The transcript of the record filed in this court on appeal does not contain any bill of exceptions. Hence, we do not have before us the evidence upon which the defendant was convicted. Furthermore, defendant has not filed any brief in this court. Notwithstanding these failures of defendant to perfect his appeal in this court, it is our duty, this being a criminal case, to review the record proper which is before us and render judgment thereon. Section 4150 R.S.Mo. 1949, Mo.R.S.A. Section 4150; State v. Lund, 233 Mo.App. 774, 127 S.W.2d 97; State v. Carr, 216 Mo.App. 432, 270 S.W. 121.
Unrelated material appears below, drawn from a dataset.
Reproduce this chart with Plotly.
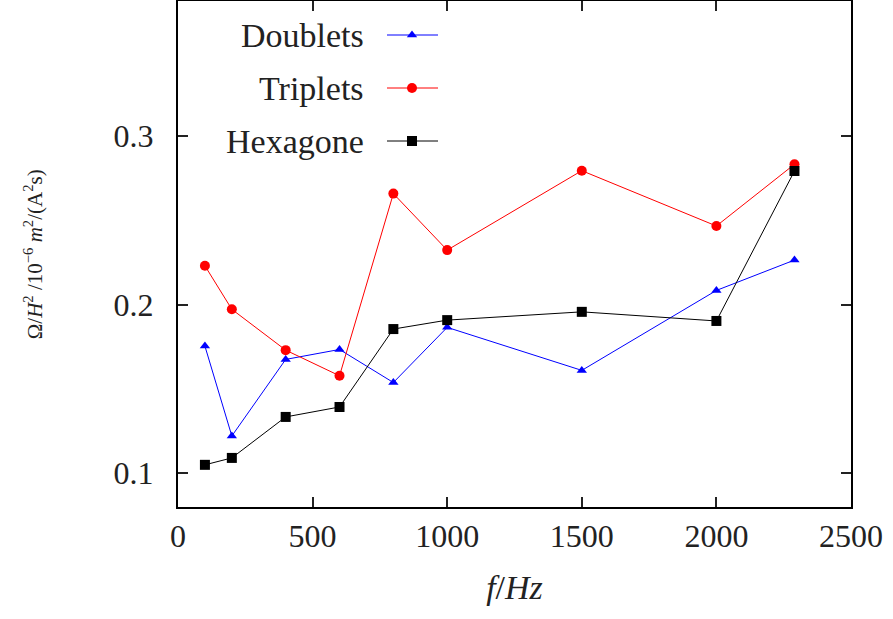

An examination of the record shows that defendant was duly arraigned and entered a plea of not guilty to the charge; that he was tried by the court, after which he was adjudged guilty and his punishment fixed as heretofore stated. Thereafter defendant filed an affidavit for appeal, which was duly allowed on June 17, 1949.
The information in this case was based upon Sections 4758 and 4759 R.S.Mo. 1939, Mo.R.S.A. Sections 4758 and 4759. Section 4758 provides as follows: "A libel is the malicious defamation of a person made public by any printing, writing, sign, picture, representation or effigy tending to provoke him to wrath or expose him to public hatred, contempt or ridicule, or to deprive him of the benefits of public confidence and social intercourse, or any malicious defamation made public as aforesaid, designed to blacken and vilify the memory of one who is dead, and tending to scandalize or provoke his surviving relatives and friends."
Section 4759 provides as follows: "Every person who shall make or compose, dictate or procure the same to be done, or shall willfully publish or circulate any such libel or libels specified in the preceding section, or shall in any way knowingly and willfully aid or assist in making, publishing or circulating the same, shall be deemed guilty of a misdemeanor."
A mere reading of the allegations in the information and a comparison thereof with the language of the statutes above set forth show that the information was in proper form and charged an offense within the language of the statutes. See State v. Armstrong, 106 Mo. 395, 16 S.W. 604, 13 L.R.A. 419, 27 Am.St.Rep. 361.
The record shows that the punishment assessed was within the provisions of Section 4853 R.S.Mo. 1939, Mo.R.S.A. Section 4853, which provides that whenever any offense is declared by statute to be a misdemeanor and no punishment is prescribed by that or any other statute "the offender shall be punished by imprisonment in a county jail not exceeding one year, or by a fine not exceeding one thousand dollars, or by both such fine and imprisonment."
The statute, Section 4759, supra, classifies the offense defined in Section 4758, supra, as a misdemeanor, but fixes no punishment for said offense. The punishment, therefore, is governed by Section 4853, supra.
The transcript filed in this court contains what purports to be a motion for a new trial, but it cannot be considered on this appeal because it has not been embodied in a bill of exceptions properly authenticated and filed. The law has long been established by the decisions of our Supreme Court that a motion for a new trial cannot prove itself but must be incorporated and preserved in a bill of exceptions properly authenticated and filed in order to be considered by a reviewing court. Baker v. State, Mo.Sup., 171 S.W.2d 655; State v. Kroeger, Mo.Sup., 37 S.W.2d 450; State v. Hembree, Mo.Sup., 37 S.W.2d 448.
Our examination of the record discloses no error and the judgment of the trial court should be affirmed. It is so ordered.
ANDERSON, P. J. and HUGHES, J., concur.